INSTRUCTIONS TO FOLLOW:
Include in the output only the lines from the opening of the records through the line containing "XAxis, YAxis, ReferenceDot", each printed exactly; pictures are omitted.

================================

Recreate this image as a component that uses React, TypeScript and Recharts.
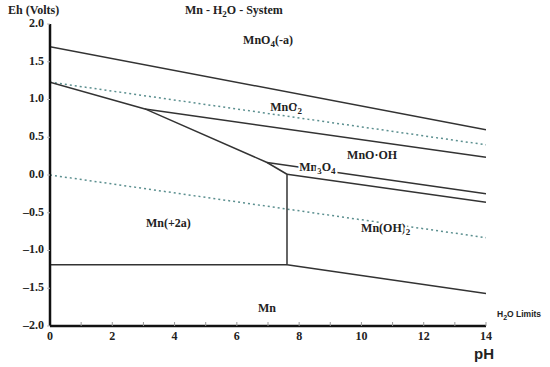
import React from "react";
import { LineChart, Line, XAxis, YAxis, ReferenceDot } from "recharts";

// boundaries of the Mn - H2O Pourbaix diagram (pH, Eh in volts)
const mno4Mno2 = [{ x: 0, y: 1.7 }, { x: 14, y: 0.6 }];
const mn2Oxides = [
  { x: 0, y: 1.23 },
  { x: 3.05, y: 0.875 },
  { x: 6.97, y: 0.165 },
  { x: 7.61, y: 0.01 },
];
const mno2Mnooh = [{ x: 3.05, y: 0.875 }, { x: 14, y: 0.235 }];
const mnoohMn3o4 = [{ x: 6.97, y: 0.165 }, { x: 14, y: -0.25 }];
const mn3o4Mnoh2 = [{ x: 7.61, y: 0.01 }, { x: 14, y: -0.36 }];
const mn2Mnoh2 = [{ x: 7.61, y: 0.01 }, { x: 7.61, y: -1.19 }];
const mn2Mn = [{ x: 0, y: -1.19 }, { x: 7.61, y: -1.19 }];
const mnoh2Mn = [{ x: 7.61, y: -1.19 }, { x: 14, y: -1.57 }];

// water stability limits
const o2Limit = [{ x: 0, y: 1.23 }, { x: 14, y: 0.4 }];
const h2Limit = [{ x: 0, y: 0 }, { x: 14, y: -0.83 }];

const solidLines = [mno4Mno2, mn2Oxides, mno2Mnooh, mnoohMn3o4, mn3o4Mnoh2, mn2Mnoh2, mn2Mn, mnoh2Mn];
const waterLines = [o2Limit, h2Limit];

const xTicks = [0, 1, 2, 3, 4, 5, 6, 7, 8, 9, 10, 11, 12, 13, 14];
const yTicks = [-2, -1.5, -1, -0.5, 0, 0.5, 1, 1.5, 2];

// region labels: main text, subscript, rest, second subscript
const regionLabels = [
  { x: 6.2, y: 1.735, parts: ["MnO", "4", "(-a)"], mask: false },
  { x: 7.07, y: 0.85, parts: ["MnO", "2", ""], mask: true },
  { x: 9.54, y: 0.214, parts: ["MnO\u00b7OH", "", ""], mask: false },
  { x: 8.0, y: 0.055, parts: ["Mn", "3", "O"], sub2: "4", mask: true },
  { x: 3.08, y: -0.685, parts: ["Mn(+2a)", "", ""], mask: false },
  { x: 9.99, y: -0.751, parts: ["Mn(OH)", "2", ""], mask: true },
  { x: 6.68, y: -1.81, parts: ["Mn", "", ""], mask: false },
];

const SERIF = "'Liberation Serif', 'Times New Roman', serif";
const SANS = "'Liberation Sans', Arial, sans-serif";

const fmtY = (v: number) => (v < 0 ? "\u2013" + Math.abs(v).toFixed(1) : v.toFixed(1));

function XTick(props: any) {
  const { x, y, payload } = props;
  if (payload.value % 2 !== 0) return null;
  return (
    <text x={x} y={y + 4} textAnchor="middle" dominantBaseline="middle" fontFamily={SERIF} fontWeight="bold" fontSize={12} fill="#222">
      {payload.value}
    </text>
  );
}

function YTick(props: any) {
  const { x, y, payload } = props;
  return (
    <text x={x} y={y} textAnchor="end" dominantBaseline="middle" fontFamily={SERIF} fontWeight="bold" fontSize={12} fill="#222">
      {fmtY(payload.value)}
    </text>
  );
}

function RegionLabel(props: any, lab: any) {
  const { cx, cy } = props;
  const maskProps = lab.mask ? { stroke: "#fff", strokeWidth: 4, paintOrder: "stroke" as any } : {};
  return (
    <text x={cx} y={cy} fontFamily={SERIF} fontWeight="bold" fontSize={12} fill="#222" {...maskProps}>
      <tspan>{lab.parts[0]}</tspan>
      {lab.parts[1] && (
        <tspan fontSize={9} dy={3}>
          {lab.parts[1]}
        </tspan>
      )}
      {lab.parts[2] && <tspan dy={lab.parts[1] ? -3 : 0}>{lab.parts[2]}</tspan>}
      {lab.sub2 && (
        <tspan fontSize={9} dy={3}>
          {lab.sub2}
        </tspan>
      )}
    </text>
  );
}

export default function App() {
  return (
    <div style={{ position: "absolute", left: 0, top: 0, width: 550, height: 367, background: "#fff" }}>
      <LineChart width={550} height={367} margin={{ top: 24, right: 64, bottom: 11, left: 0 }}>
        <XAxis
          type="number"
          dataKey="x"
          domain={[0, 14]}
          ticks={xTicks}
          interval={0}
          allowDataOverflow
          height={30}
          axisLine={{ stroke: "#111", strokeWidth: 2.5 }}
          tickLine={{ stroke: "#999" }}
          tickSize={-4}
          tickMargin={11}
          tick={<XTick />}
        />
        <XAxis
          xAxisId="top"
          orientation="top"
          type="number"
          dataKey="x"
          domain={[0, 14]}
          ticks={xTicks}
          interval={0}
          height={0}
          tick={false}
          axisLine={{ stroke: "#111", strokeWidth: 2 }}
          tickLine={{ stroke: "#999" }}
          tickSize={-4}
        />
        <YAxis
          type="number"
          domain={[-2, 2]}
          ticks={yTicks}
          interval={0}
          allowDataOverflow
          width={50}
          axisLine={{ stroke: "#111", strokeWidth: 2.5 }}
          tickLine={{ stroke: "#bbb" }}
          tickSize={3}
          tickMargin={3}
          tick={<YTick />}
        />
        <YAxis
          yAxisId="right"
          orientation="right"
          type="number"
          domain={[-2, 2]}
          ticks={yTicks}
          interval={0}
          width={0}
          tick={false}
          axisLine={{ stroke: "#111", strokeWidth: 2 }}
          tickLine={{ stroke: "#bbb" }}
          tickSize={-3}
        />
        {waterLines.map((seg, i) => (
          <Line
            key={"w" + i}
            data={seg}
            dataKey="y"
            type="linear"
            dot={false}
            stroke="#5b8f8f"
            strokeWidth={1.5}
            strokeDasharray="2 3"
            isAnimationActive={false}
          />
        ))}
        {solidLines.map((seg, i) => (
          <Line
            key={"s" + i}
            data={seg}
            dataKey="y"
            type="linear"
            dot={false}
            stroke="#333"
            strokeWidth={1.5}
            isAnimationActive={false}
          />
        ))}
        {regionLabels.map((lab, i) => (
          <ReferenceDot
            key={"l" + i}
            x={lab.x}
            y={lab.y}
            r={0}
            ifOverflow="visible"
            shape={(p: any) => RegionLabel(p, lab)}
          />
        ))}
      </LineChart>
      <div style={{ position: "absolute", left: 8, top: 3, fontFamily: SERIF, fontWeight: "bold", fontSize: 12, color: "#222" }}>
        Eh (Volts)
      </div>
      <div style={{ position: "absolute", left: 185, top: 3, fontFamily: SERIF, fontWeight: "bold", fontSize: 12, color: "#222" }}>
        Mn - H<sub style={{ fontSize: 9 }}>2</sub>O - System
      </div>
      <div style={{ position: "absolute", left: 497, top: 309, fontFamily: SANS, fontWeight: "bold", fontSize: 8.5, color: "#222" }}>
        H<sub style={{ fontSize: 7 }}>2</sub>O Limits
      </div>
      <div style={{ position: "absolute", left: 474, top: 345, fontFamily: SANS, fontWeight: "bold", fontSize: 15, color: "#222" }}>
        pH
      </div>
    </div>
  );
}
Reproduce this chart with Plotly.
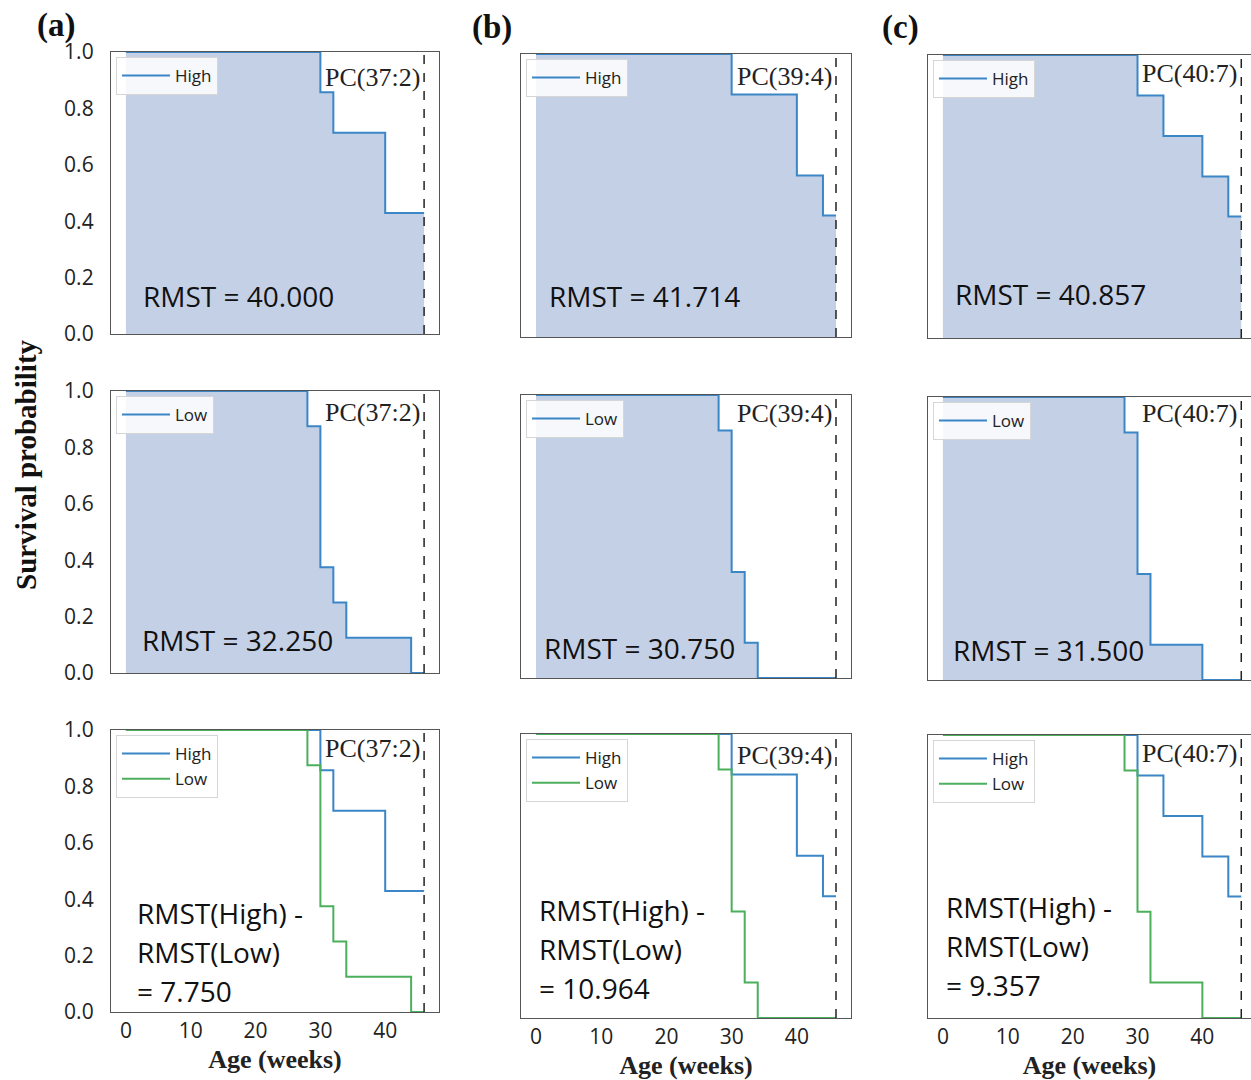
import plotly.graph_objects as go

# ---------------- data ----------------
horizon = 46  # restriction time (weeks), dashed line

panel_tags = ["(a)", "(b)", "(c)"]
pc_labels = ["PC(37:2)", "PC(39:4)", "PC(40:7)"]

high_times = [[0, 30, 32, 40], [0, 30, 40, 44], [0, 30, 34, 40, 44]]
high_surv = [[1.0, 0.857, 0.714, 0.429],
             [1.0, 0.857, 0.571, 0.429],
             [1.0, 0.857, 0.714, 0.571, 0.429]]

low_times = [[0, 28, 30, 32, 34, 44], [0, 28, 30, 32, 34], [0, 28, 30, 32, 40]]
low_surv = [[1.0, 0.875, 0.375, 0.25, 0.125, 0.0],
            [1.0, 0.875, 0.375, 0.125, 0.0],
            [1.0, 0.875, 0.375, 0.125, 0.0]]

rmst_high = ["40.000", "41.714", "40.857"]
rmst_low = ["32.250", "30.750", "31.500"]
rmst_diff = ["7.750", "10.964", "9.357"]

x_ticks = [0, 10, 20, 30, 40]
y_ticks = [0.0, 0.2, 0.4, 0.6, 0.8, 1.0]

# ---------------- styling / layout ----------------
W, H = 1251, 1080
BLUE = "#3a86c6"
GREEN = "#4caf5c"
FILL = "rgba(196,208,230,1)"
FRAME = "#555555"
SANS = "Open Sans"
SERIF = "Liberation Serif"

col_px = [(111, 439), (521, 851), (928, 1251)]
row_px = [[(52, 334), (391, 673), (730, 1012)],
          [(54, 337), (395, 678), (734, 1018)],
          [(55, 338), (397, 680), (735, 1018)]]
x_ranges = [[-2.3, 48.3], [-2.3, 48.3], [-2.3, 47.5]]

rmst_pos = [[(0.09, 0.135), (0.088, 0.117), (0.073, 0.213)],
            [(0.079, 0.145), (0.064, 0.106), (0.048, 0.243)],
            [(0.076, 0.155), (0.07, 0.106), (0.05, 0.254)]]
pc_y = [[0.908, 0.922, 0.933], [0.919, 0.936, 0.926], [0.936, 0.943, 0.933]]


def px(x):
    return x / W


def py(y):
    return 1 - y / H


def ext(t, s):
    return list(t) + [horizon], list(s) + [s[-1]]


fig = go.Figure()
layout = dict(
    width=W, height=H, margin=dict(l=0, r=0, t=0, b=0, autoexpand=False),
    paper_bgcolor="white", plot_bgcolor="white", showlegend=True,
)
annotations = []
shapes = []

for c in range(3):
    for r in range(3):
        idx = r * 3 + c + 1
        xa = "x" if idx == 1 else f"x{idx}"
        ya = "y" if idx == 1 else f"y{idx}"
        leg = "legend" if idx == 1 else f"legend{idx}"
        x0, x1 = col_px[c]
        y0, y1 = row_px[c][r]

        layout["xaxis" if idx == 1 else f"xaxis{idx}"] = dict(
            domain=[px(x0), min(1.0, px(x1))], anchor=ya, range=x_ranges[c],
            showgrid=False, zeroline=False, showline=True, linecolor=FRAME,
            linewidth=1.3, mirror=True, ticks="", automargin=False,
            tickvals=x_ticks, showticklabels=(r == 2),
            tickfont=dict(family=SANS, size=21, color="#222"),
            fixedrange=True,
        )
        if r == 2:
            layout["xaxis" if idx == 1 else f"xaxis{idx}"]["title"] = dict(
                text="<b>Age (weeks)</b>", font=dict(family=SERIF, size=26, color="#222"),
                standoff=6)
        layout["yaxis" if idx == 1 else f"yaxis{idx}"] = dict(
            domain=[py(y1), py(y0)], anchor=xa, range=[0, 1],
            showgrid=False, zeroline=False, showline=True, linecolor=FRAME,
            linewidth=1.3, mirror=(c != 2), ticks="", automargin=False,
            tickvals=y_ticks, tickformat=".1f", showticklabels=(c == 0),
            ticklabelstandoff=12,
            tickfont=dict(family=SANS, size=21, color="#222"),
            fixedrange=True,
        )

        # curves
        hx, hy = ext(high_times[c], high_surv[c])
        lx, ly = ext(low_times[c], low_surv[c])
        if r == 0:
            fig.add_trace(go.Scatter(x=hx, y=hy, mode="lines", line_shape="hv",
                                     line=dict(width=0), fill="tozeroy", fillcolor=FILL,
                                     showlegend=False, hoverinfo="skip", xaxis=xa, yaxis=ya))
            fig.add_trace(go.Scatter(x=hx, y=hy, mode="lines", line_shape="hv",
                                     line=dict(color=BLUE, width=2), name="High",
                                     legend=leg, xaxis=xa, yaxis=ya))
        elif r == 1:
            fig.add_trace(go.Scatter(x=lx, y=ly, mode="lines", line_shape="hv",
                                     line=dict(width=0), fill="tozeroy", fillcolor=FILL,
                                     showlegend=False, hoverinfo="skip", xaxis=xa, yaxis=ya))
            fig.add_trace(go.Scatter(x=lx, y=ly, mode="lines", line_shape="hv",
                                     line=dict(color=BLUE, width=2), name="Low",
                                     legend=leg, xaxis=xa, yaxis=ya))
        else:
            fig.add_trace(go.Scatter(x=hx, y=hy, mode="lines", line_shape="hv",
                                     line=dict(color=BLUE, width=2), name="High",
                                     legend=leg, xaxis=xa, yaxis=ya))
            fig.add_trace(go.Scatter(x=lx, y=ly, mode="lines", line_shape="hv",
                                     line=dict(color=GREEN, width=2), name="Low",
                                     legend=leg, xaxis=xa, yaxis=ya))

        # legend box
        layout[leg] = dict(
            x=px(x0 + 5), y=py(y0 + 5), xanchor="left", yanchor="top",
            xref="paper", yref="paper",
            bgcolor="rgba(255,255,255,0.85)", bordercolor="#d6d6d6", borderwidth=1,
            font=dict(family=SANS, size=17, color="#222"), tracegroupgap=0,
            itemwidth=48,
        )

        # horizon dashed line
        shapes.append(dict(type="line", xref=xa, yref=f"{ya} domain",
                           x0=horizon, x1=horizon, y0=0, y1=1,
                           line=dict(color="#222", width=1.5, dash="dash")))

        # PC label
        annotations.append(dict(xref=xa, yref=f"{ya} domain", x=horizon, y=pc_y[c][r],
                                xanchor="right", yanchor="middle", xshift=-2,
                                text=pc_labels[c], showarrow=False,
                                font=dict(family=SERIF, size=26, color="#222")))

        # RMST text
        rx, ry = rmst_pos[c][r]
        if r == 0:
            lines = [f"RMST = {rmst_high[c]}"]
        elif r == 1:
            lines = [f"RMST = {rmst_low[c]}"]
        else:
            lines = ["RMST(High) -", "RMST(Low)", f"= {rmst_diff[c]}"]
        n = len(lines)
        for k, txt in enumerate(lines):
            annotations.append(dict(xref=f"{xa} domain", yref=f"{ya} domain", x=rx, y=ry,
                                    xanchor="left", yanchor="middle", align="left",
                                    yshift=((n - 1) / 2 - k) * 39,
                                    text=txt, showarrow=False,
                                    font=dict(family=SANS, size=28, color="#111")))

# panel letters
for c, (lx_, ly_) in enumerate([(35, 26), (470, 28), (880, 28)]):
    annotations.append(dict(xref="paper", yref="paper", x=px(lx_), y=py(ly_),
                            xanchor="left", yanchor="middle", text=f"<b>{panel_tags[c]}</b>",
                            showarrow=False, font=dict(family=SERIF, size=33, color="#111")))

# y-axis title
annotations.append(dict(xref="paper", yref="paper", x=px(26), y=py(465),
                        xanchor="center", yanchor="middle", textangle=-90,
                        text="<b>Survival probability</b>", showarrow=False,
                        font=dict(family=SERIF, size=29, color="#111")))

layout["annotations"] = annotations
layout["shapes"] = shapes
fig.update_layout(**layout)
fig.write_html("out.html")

================================

THE SOLUTION:
Recreate this image as a component that uses React, TypeScript and Recharts.
import React from "react";
import { LineChart, Line, XAxis, YAxis, ReferenceDot } from "recharts";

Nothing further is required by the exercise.